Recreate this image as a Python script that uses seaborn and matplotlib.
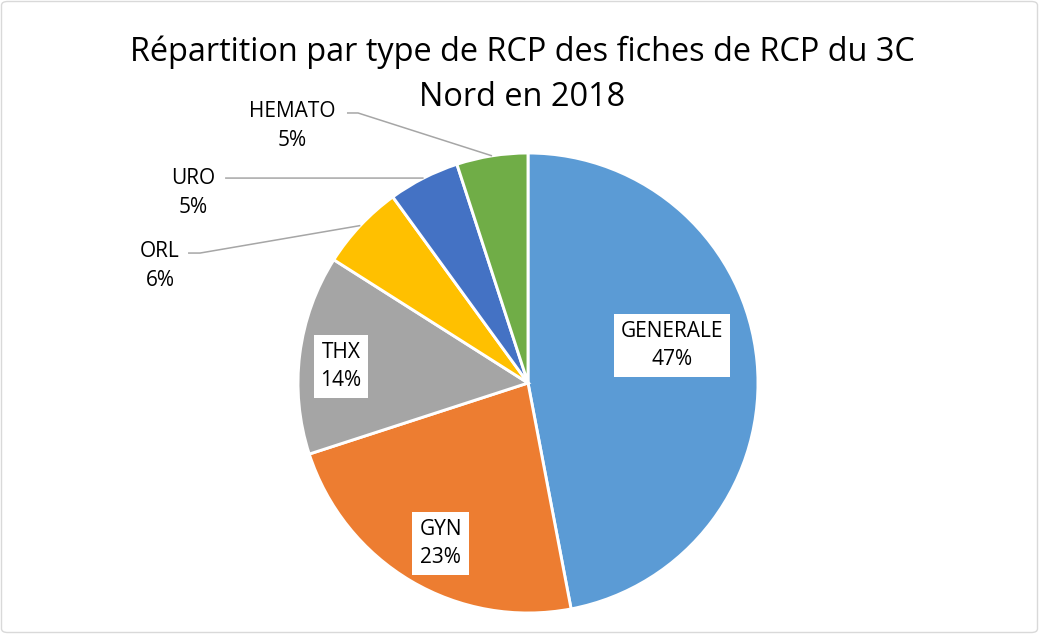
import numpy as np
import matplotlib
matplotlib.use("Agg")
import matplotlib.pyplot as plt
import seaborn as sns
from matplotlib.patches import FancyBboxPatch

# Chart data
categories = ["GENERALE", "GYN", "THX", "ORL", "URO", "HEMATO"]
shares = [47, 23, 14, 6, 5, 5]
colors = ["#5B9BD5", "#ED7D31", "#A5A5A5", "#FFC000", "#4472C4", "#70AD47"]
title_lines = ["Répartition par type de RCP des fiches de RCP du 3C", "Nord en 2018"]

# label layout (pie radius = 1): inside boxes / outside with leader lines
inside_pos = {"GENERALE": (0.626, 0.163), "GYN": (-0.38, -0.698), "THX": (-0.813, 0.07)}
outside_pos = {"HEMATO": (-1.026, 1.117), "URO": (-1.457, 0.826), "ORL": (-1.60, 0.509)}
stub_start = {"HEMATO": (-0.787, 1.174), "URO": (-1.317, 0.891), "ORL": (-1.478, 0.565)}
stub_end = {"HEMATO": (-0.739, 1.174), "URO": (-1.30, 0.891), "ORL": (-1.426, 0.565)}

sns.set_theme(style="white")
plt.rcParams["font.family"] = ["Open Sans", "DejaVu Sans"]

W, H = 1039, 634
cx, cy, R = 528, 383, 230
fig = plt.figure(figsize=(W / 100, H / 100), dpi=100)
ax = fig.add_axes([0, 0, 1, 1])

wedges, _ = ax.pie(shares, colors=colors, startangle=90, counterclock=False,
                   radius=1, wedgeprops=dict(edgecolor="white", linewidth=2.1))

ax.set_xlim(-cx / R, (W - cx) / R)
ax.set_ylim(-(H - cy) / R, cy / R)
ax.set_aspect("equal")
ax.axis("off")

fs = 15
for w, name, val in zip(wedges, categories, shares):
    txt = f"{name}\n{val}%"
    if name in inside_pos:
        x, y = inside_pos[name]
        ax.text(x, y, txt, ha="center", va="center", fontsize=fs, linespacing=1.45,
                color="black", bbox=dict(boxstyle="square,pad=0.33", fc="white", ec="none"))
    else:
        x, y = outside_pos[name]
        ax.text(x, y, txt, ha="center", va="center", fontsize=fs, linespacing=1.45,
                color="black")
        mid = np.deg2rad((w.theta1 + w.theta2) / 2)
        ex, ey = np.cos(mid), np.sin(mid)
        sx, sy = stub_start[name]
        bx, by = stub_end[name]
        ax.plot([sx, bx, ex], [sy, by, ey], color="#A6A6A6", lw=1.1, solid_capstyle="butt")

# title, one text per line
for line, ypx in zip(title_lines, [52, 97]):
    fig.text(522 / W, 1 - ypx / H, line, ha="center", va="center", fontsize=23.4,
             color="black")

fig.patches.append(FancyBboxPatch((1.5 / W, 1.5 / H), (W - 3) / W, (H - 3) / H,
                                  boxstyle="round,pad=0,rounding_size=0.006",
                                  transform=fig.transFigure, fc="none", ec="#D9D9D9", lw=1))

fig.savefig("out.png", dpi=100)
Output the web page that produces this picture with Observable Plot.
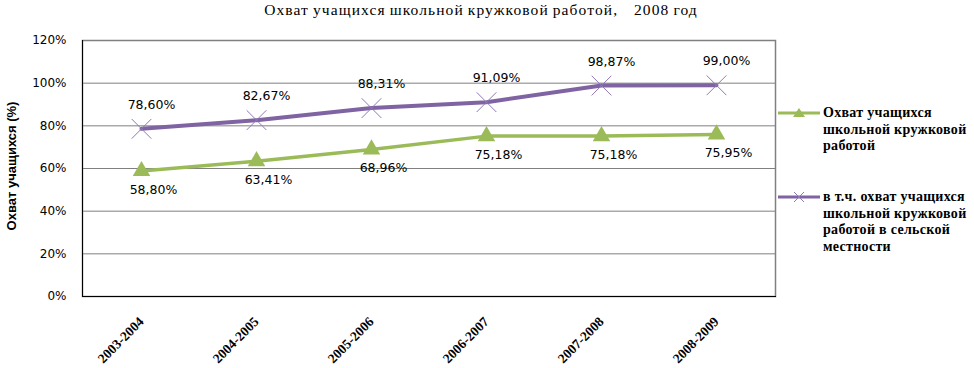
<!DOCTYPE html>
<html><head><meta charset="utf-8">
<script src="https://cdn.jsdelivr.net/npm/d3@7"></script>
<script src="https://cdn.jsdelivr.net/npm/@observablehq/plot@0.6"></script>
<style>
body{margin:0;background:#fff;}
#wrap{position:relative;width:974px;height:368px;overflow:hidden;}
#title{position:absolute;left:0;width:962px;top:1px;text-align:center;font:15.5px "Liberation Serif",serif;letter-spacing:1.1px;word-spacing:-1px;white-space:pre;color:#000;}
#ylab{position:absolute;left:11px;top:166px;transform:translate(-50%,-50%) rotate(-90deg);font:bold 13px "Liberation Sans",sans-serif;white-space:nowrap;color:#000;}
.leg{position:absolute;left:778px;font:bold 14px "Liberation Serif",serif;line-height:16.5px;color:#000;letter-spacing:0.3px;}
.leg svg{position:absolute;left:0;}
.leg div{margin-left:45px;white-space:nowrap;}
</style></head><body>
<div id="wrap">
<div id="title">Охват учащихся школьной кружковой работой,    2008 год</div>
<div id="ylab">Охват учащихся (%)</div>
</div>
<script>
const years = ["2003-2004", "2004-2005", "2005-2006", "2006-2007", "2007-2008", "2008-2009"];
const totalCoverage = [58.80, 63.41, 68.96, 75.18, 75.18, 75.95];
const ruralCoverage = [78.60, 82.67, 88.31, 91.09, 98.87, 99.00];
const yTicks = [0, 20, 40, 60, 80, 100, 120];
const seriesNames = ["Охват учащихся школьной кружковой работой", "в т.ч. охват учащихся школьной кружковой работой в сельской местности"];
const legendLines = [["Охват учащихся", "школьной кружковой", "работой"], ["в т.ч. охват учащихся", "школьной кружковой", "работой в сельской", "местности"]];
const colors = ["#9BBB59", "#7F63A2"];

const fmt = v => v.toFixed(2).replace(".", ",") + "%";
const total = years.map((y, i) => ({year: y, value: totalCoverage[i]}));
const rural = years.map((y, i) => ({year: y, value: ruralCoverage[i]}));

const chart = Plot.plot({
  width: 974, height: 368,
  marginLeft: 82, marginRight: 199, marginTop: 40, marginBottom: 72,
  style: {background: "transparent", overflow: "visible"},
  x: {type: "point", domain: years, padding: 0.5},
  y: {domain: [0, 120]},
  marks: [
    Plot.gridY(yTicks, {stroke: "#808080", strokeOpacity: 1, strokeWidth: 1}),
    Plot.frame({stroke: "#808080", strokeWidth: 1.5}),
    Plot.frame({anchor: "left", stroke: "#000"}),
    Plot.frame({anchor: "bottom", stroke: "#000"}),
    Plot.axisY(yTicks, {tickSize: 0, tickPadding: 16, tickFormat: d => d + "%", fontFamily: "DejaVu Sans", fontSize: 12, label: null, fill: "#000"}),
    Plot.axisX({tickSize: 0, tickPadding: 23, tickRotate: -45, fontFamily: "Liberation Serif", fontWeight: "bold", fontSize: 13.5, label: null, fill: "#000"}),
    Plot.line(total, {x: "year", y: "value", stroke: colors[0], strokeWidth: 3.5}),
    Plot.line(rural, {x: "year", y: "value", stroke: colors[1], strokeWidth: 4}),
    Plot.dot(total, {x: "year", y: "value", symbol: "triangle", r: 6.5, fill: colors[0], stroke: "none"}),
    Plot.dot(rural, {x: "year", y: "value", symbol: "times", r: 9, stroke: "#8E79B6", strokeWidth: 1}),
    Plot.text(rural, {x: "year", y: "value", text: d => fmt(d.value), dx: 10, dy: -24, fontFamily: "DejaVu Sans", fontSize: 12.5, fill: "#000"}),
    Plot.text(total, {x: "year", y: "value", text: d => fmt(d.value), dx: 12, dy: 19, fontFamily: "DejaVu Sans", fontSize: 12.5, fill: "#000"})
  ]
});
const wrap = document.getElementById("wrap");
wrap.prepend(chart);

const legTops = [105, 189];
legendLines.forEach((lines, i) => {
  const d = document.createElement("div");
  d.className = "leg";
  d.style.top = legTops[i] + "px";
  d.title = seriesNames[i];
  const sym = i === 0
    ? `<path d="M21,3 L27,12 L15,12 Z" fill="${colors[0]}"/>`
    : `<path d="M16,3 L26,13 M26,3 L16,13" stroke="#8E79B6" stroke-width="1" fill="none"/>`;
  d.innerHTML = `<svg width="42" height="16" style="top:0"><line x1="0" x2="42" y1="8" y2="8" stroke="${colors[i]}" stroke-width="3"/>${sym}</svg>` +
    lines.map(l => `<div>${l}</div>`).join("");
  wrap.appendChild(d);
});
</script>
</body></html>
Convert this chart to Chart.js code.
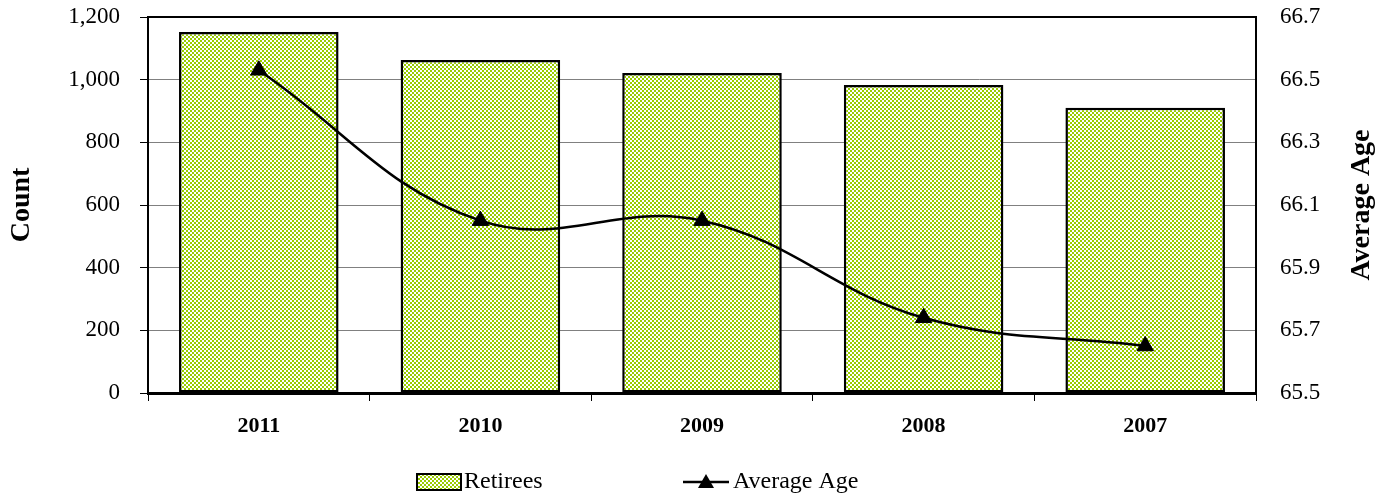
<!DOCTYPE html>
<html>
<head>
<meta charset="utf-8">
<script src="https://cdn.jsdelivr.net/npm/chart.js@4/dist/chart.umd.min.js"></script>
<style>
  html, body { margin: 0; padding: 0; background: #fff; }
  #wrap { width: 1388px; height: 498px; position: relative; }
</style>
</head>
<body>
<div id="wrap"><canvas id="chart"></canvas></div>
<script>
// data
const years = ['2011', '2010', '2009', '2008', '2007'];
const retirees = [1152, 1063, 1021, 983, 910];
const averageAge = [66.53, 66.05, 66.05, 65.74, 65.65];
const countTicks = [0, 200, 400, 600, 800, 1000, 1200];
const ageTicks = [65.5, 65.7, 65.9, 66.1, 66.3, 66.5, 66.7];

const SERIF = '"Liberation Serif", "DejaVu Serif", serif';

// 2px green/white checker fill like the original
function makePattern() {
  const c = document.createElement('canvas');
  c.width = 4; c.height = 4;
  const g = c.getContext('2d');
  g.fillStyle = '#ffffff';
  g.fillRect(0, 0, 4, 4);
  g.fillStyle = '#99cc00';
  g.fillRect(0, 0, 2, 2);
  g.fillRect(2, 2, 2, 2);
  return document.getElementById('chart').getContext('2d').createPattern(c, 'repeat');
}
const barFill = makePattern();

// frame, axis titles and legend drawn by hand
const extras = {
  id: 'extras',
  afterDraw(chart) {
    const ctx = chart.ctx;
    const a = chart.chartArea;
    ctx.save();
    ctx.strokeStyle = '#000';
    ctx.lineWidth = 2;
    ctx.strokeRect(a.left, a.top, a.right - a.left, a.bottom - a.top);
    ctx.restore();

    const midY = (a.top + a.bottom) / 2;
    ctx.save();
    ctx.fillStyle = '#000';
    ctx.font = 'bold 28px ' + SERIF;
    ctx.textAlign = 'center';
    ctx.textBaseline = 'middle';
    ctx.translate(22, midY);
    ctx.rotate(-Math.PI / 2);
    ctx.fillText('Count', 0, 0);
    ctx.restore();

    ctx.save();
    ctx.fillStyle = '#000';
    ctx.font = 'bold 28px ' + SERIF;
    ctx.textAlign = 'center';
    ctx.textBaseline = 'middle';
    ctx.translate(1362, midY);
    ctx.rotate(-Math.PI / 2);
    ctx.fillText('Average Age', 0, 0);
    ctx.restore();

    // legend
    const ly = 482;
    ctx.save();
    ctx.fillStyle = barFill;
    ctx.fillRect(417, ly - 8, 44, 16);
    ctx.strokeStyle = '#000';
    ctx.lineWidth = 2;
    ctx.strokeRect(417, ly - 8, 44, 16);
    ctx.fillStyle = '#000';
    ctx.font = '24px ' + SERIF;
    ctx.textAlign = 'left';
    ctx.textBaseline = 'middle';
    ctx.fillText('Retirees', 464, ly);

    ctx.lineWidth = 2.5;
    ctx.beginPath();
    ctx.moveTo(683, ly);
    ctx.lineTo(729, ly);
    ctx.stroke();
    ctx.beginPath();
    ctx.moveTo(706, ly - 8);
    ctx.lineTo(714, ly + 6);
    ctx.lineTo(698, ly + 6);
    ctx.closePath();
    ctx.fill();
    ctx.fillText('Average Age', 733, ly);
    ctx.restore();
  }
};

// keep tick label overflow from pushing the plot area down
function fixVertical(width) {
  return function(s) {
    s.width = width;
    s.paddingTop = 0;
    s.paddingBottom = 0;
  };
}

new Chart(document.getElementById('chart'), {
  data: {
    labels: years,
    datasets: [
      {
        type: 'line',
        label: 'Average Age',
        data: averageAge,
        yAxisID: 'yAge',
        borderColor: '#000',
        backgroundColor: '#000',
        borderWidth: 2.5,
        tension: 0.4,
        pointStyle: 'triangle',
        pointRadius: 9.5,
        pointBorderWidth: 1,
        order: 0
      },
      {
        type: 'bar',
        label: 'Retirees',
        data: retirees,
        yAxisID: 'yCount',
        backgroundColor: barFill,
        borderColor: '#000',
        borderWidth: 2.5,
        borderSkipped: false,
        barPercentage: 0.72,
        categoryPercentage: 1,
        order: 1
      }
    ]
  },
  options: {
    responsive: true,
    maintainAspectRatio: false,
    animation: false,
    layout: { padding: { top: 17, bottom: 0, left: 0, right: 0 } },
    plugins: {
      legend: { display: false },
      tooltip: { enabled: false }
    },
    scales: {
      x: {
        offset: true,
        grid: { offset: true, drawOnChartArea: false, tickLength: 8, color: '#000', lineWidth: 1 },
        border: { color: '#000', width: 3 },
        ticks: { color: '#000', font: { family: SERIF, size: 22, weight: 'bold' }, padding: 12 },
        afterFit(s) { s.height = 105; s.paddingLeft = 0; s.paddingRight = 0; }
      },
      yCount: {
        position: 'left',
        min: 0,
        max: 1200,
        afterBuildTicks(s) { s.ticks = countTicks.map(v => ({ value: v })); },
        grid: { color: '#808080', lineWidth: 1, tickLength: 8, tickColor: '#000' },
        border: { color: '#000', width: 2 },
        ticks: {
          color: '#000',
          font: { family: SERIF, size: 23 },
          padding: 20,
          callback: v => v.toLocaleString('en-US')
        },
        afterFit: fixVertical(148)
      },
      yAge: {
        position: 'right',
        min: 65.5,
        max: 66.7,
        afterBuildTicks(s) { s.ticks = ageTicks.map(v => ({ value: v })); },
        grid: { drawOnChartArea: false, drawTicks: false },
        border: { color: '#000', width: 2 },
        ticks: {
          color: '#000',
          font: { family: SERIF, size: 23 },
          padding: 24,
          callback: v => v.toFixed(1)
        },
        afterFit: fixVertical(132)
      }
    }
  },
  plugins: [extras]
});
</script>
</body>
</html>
====
■ **PROBLEM REQUIREMENTS**: A line counts if it holds the word "script". Work out how many lines in the listing count, and give only that number.

■ **ANSWER FOR THE TASK**: 8